Where a line holds the word "this", copy that line.

====== Rows ======

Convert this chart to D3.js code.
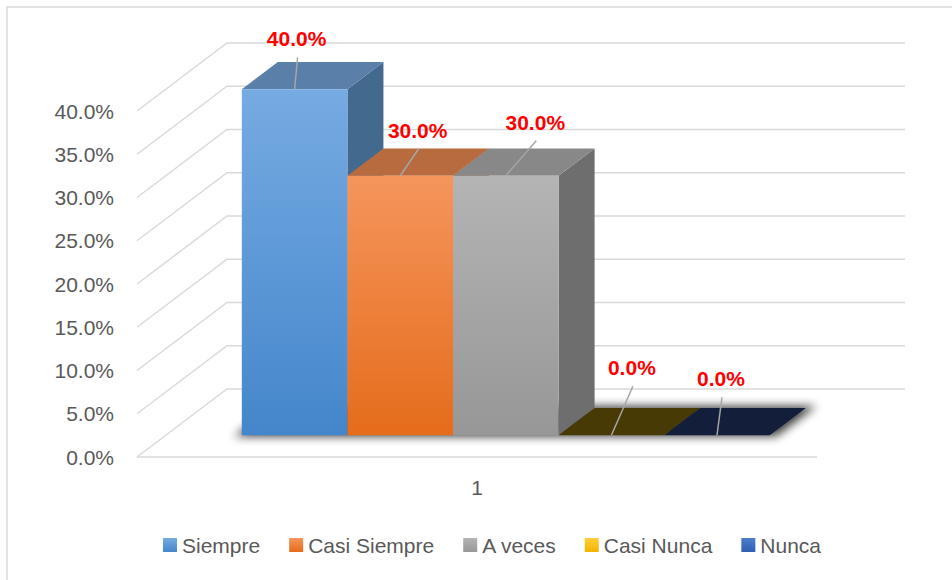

======
====== Rows ======

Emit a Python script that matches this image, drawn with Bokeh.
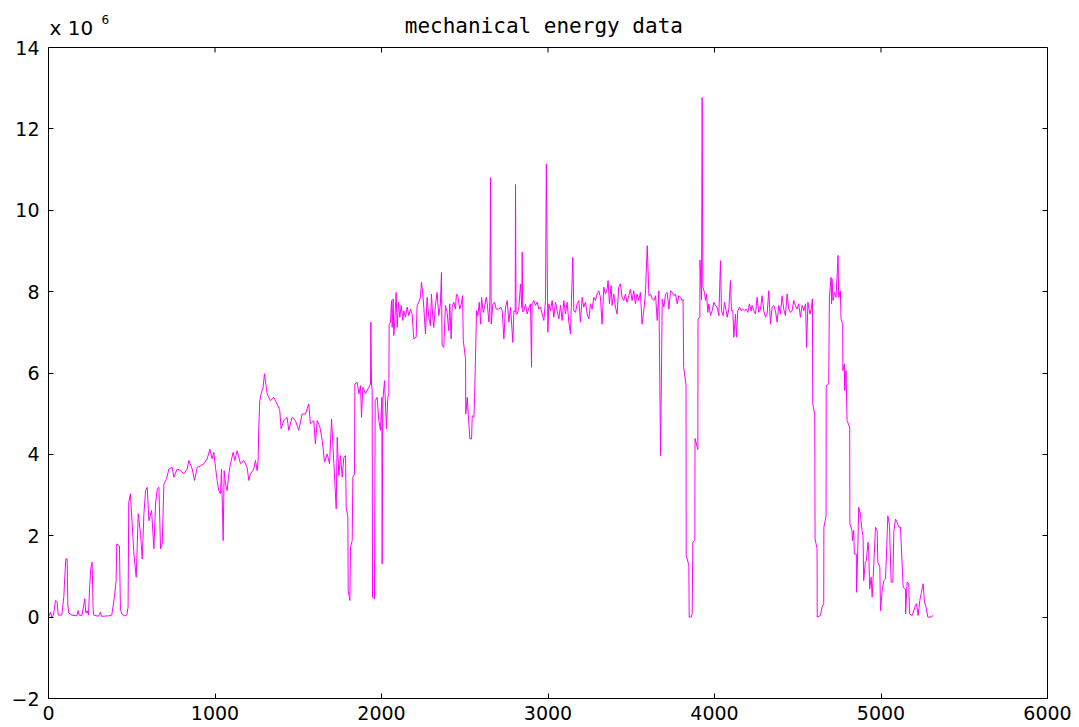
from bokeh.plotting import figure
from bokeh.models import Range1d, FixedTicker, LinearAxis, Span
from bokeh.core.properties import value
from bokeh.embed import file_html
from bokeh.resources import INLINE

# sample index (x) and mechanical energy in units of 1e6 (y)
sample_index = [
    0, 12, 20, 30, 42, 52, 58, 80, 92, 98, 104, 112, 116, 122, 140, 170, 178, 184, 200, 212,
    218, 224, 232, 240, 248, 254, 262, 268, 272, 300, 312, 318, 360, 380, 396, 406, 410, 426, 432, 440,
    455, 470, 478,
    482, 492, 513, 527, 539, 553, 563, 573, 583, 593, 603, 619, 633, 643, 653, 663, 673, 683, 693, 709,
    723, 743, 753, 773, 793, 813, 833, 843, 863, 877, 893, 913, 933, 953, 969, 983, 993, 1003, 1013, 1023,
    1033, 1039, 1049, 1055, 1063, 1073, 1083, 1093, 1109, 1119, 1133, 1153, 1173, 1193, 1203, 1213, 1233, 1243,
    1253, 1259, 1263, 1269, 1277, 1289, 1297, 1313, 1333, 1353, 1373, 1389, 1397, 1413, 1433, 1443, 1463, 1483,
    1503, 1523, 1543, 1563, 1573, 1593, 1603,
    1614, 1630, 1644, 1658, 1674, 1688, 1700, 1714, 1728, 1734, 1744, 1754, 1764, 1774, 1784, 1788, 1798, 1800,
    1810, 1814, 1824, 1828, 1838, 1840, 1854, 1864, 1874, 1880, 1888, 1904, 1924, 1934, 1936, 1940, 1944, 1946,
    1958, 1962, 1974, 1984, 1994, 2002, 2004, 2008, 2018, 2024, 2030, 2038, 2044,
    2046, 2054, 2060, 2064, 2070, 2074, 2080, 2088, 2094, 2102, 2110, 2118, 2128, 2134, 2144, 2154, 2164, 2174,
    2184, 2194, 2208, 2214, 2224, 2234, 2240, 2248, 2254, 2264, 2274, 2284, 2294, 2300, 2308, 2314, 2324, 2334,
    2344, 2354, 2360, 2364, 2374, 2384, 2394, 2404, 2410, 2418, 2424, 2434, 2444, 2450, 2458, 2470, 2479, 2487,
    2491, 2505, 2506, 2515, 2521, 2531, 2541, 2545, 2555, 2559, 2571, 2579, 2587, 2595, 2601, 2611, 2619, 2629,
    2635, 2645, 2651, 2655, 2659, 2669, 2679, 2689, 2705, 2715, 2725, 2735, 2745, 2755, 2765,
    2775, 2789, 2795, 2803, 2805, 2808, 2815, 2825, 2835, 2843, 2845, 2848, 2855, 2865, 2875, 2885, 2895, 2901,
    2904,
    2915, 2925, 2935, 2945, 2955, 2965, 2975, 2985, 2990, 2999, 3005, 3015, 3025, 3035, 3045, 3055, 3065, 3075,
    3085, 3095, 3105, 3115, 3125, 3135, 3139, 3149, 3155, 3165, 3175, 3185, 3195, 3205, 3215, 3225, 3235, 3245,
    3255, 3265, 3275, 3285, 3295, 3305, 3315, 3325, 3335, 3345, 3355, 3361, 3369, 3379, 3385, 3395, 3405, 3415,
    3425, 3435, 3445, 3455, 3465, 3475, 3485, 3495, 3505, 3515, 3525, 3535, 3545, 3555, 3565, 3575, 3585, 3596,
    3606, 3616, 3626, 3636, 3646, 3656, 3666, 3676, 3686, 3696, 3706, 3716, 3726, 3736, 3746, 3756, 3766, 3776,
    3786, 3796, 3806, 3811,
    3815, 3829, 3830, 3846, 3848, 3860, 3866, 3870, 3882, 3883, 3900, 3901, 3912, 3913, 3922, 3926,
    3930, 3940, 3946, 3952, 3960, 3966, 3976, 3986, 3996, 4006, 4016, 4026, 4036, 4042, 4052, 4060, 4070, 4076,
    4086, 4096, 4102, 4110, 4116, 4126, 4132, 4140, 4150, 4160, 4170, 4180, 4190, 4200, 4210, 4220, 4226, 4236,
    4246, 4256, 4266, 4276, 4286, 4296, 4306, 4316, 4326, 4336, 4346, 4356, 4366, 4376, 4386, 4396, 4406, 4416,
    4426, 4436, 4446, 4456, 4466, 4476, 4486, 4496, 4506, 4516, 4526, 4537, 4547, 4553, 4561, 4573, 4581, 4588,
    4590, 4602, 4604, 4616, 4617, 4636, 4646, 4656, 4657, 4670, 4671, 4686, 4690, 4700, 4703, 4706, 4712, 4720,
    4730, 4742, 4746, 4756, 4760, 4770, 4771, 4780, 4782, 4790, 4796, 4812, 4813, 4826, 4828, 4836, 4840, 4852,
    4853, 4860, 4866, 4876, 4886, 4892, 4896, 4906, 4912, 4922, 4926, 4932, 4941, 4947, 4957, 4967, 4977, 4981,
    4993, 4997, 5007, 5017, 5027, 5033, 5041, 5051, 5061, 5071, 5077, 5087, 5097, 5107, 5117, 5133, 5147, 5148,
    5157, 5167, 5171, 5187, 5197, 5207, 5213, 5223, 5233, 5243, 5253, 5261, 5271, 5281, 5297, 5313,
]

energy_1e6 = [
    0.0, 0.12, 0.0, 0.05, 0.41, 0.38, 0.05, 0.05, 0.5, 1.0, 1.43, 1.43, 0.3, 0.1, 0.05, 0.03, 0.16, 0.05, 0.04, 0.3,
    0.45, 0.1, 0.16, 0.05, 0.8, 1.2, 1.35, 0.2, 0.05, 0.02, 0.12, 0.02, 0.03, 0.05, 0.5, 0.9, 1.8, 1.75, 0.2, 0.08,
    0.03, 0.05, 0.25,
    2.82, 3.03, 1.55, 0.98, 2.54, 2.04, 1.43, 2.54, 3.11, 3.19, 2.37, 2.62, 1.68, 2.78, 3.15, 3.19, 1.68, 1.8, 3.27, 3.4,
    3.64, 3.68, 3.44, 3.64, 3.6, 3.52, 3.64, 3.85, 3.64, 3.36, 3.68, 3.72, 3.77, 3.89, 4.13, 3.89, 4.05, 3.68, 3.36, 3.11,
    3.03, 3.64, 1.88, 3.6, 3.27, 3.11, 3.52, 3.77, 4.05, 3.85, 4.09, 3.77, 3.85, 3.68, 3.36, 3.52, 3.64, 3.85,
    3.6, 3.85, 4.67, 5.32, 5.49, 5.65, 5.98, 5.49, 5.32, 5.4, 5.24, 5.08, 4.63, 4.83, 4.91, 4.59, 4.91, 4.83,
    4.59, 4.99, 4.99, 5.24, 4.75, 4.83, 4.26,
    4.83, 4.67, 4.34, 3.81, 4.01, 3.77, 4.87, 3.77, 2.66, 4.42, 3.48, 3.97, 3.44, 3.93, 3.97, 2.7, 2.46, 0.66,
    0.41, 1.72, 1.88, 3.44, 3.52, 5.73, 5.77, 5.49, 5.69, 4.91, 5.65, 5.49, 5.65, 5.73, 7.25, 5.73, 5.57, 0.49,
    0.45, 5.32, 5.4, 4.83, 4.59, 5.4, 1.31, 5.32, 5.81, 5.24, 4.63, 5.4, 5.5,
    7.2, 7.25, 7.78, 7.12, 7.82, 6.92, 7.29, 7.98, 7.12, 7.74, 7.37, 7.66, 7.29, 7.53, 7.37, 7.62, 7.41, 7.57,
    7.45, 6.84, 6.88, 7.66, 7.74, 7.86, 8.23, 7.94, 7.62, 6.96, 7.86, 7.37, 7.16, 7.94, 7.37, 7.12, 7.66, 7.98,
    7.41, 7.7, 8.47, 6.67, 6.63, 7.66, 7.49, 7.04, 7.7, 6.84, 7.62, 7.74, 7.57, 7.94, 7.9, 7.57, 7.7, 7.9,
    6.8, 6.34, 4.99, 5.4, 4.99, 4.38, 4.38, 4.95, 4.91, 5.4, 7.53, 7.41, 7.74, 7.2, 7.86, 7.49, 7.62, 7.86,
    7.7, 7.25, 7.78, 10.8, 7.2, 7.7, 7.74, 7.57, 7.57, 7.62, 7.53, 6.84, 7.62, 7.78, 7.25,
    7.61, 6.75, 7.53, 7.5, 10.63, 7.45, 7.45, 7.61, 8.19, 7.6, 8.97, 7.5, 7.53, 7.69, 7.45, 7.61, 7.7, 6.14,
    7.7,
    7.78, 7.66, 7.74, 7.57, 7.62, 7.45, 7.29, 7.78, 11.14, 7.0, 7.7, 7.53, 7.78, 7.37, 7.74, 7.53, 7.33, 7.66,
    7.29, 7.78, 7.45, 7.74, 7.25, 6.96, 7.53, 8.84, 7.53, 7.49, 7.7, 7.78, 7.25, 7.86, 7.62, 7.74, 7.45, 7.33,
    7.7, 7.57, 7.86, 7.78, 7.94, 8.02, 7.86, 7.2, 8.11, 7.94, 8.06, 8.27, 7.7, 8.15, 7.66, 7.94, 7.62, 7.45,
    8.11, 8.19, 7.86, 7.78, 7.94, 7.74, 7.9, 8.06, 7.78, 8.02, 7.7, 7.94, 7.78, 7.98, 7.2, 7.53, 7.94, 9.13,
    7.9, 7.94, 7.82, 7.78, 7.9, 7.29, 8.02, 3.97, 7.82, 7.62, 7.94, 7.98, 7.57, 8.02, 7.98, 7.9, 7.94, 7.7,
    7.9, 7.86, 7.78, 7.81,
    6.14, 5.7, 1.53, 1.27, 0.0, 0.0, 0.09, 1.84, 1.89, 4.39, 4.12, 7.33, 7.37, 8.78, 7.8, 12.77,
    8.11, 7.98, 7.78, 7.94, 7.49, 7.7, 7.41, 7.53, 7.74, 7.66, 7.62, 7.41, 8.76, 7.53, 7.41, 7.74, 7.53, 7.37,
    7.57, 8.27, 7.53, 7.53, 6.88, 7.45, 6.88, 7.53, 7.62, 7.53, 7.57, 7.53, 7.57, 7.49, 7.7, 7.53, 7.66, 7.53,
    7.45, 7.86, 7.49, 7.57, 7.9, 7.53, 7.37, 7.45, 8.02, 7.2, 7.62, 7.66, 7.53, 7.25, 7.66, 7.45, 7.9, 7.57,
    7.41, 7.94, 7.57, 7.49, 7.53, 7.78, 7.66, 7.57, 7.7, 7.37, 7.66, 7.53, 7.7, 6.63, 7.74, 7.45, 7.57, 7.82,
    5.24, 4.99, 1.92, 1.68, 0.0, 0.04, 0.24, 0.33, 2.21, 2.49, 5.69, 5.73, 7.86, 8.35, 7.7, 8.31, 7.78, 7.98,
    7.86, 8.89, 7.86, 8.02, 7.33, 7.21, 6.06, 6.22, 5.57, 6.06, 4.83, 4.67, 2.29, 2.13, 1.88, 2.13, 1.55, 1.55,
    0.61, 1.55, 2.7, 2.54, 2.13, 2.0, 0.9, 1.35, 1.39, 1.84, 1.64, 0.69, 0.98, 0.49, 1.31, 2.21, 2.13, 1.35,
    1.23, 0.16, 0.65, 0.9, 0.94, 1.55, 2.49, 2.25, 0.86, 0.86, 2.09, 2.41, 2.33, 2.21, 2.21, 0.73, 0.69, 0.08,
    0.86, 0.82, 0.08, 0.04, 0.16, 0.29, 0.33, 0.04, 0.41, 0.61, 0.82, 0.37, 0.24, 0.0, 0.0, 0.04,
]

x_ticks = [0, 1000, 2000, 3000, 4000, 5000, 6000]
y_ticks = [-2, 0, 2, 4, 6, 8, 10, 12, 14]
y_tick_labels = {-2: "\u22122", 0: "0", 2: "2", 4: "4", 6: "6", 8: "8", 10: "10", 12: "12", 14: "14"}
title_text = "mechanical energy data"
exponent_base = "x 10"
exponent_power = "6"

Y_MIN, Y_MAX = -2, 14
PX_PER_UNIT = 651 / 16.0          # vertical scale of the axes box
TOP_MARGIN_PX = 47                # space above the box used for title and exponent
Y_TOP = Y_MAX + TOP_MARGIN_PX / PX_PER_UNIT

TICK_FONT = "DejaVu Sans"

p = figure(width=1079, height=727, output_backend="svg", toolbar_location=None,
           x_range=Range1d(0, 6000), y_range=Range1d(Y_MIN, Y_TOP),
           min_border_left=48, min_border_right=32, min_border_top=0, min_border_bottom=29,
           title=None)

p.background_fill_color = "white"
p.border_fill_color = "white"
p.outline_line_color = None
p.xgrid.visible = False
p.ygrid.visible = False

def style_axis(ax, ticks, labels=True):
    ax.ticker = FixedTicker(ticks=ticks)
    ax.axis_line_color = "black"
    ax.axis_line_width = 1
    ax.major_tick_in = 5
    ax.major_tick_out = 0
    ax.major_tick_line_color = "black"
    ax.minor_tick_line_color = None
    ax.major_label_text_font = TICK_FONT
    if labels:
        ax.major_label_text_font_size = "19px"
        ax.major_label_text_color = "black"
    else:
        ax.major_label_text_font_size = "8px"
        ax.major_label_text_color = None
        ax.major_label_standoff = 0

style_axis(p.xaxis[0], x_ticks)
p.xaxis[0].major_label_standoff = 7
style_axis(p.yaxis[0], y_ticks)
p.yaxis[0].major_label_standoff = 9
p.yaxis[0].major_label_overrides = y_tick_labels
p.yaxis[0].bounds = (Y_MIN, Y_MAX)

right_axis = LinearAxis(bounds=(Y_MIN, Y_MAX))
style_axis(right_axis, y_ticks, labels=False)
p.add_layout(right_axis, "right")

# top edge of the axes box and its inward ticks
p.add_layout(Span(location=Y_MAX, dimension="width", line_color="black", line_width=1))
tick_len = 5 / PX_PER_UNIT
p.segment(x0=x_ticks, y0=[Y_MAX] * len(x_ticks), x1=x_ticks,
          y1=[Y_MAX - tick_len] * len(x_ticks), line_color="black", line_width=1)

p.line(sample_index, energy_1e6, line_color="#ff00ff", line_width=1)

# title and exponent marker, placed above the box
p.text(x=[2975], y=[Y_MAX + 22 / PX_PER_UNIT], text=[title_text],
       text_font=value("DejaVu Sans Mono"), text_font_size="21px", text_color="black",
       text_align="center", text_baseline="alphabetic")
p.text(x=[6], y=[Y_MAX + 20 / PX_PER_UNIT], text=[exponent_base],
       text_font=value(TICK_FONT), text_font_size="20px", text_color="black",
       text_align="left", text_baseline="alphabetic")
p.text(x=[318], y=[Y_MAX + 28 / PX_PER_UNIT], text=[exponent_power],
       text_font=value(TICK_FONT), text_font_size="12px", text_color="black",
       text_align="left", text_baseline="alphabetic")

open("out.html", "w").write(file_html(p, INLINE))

======
====== Rows ======

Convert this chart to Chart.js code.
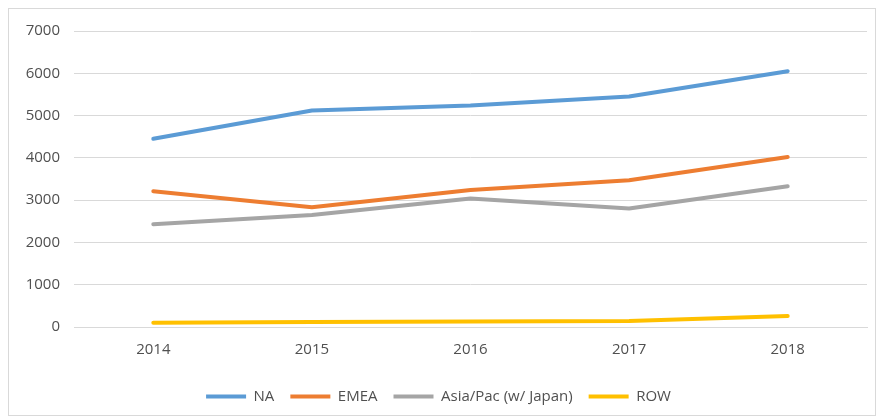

======

→ Worked answer
Convert this chart to D3.js code.
Emit a Python script that matches this image, drawn with Bokeh.
Convert this chart to Chart.js code.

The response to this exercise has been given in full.